# Gwinnett county



## turkeyed (Oct 11, 2012)

Any of y'all hunting in Gwinnett?

I have only hunted a couple times and saw a few small bucks including a very good looking 8 point that will be awesome if he makes it a year or two more.


----------



## Makeithappen01 (Oct 11, 2012)

Only hunted a couple of times so far seen alot of deer only one shooter and he was out of range.I seen a lot of fresh scrapes this past weekend.


----------



## djackson67 (Oct 12, 2012)

I'm saving Gwinnett for the extended season, but i have 1 shooter i'll take, along with 1 or 2 doe.


----------



## ssmith (Oct 15, 2012)

*With Crossbow*

Took a buck with my crossbow in Auburn near Clack Rd-had my 8 year old grandson with me. So made some good memories. Hunting near persimmon tree. Like candy to deer


----------



## turkeyed (Oct 15, 2012)

ssmith said:


> Took a buck with my crossbow in Auburn near Clack Rd-had my 8 year old grandson with me. So made some good memories. Hunting near persimmon tree.

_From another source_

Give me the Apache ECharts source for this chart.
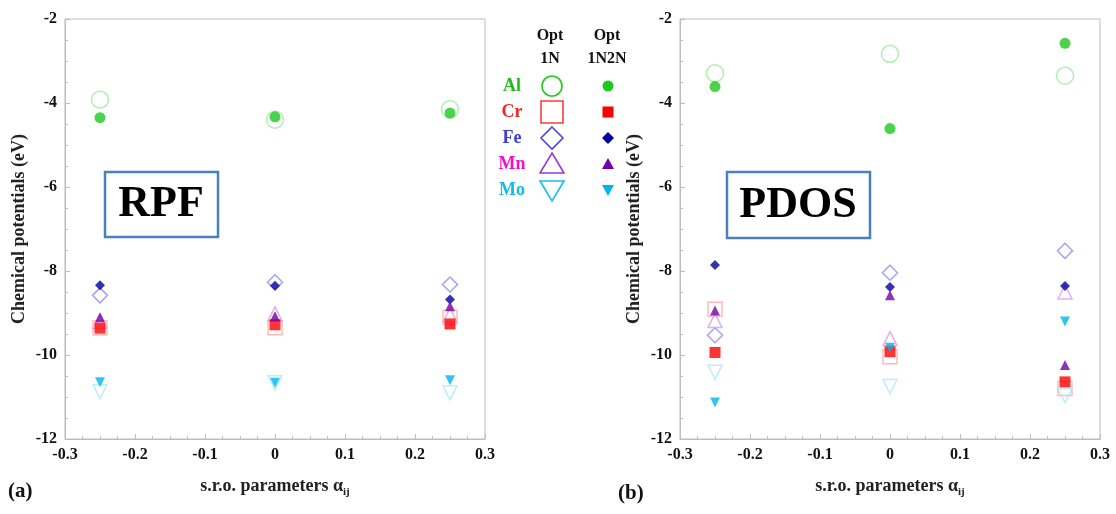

Like candy to deer



Post a pic.  

Have hunted over that way in the past.  Great area.


----------



## 270bowman (Oct 18, 2012)

Shot a small doe this morning.  Didn't want to and was waiting on her momma, but she started stomping and thought she was going to blow so I dropped her in her tracks.  Deer were moving good in the late, late morning.  She came in around 10:45.


----------



## Makeithappen01 (Oct 22, 2012)

Anybody do any good this past weekend? I hope things  pick up for me.The deer have vanished.


----------



## TrophyHunter8 (Oct 23, 2012)

I saw 8 deer last night. One was a jacked up small 8 pointer with points going all different directions. The other 7 were doe's.


----------



## 270bowman (Oct 25, 2012)

what part of gwinnett?


----------



## jrayjeepcj2a (Oct 29, 2012)

Anybody hunt near sugarloaf and 316, lawrenceville/dacula area?


----------



## turkeyed (Oct 29, 2012)

jrayjeepcj2a said:


> Anybody hunt near sugarloaf and 316, lawrenceville/dacula area?



Not far from there.


----------



## PappyHoel (Oct 29, 2012)

I wish I had permission to hunt Cisco HQ.  looks like good land.


----------



## Makeithappen01 (Nov 1, 2012)

Have not been to gwinnett in 2 weeks gonna go saturday.Anybody seeing any chasin yet or good sign?


----------



## toeray24 (Nov 2, 2012)

Saw a small buck on the chase late yesterday evening near gwinnett.


----------



## Nugefan (Nov 2, 2012)

seen deer the last 4 mornin's on the way to work before daylight ...


----------



## mbyers (Nov 10, 2012)

Finally seeing some chasing and cruising..............small bucks but seem to be getting revved up. This week out to be good.


----------



## DroppedDeerDown (Nov 14, 2012)

walked in on 4 does last week. and spooked a doe on my way out


----------